The idea of graduating college with no student loans probably sounds great for students who sacrifice sleep, nutrition, and drinking beer better than Keystone to make loan payments each month for much of their young lives. These crushing loans seem especially unfair to students whose investment in college don’t yield as comfortable salary returns as they may have hoped.
Students at The University of California-Riverside think they have a new solution to the increasingly dramatic cost of higher education. Instead of paying for school while undergraduates, a student group is appealing to California regents to allow students to pay for their education by paying 5% of their yearly income for the 20 years following their graduation.
These students deserve praise for making their own plans to combat the dramatic problems of the UC system. It’s also compelling to see the California regents engaging with students on these issues, as usually only suit-clad businessmen with well-established careers are included in discussions of tuition-setting and system finances. Drafting earnest proposals for alternative action is a far more admirable call for change than performance art or sitting. But despite how hip and thick with zeitgeist this student proposal feels, it is not without problems.
Though most coverage of the proposal has claimed it’s a new movement, proposals for systems of this kind have been around for decades. There was even a report on the potential of a federal program for income-contingent student loans (ICL) by the Congressional Budget Office in 1994. Why didn’t the system gain traction over the current system of dispersing aid based (usually) on their parents’ income? While simple and seductive in theory, the ICL programs are not the economic fix-all they appear
While free college while one is earning a degree might seem great at first, if a school requires 5% of their income over 20 years, there is going to be a large range of what students actually end up paying:
Students who pay $2,500 a year – 5 percent of $50,000 – for 20 years, would end up paying $50,000 for their education, slightly more than the $48,768 they would pay over four years if UC tuition were frozen at its current level. On the other hand, students earning $100,000 would pay $5,000 a year, or $100,000 for their education over two decades.
As we see here, there is an adverse selection problem caused by ICR over time. Students generally interested in a career in business who know they will earn a healthy degree will find the school less appealing than before, while students interested in museum curator positions will be more intrigued in UC campuses that adopt the system. Even more broadly, students at the 75th percentile (more likely to earn more) will find the school less appealing, with the opposite result at the far end of the spectrum.

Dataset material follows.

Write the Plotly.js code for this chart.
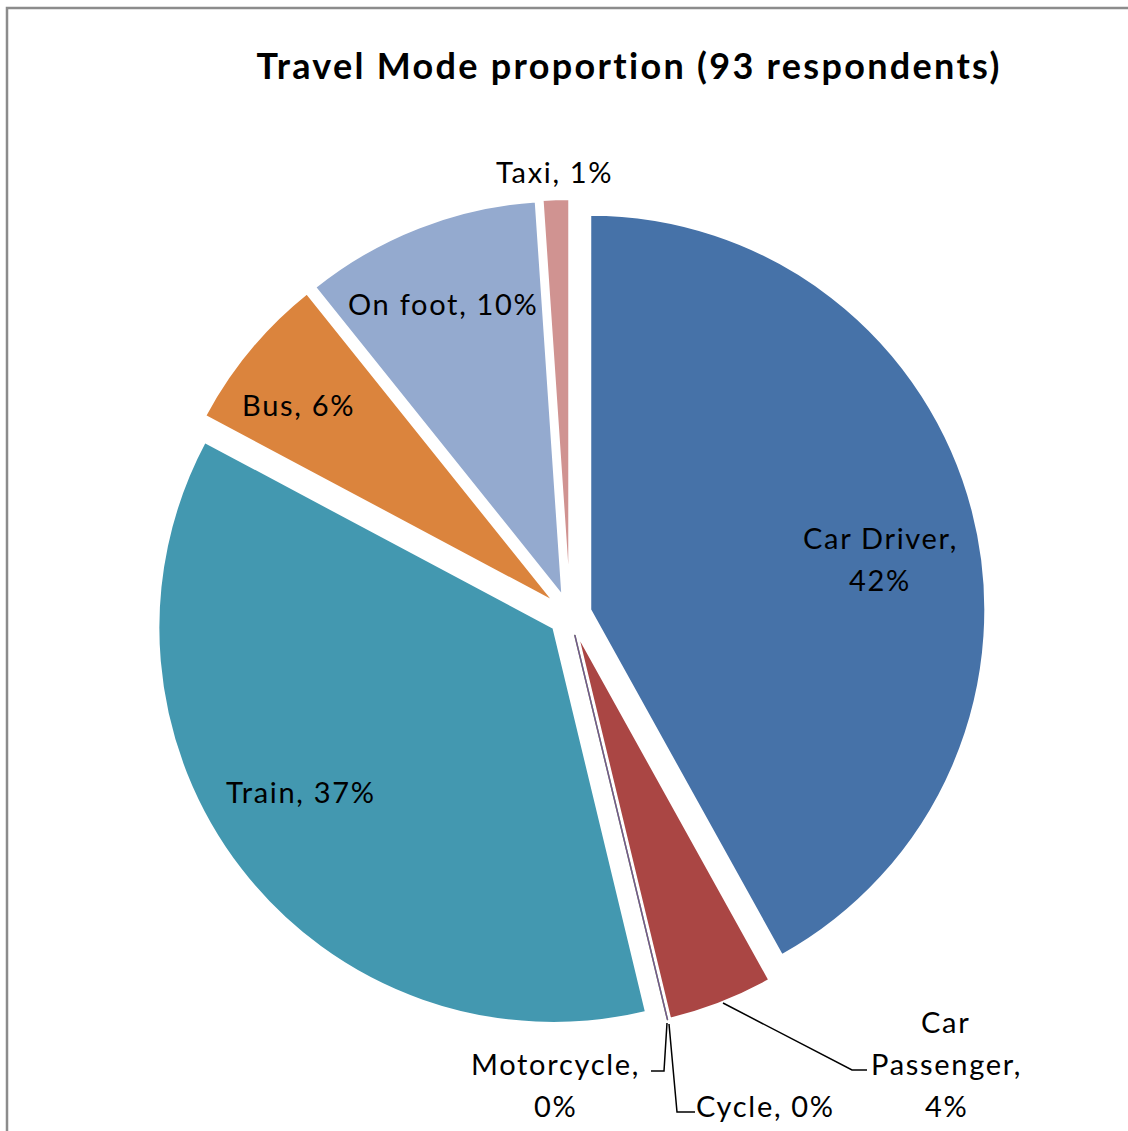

Starting a program like this on any significant scale is also a large-scale gamble that a system like UC in particular probably can’t afford. One of the most popular majors at UC-Riverside is psychology. Those who graduate with an undergraduate degree in psychology do not make anywhere near the $50,000 per year this proposal uses in calculations to prove its viability — probably closer to $25,000. Over 20 years at that rate, a graduate would pay only $25,000, a dramatic bargain, especially for a UC school. Even if psychology majors go to graduate school, it is many years before they earn an income vaguely comparable to an engineering or finance major.
As we see here, those who are likely to pursue low-income fields will be far more likely to enroll in an ICR-based school than a student who is confident their college investment will yield hearty rewards. There is also an interesting socio-economic dynamic that could be potentially persuasive here. High-achieving students who can get scholarships to pay for their undergraduate education while they complete their coursework are far less likely to attend a school that defers payments until after graduation, especially if they might end up paying more than the cost of tuition covered by their scholarships. This could lead to a university heavy with students who both have to take out loans to go to college and are more likely to pursue fields with lower salaries.
These students are right that higher education needs many, many changes, and UC regents are right to listen to innovative ideas, no matter their source. Perhaps most intriguing about this state-based ICL movement is the potential of this scheme to entirely supplant the federal student-loan regime. The student-loan regime’s powerful lobby has been the chief instrument in forcing federal policy. If UC is successful in implementing some version of ICL for its own system, it reaffirms state sovereignty of their own universities, and gets the federal government away from its intrusion into what would be better governed on a state-based level.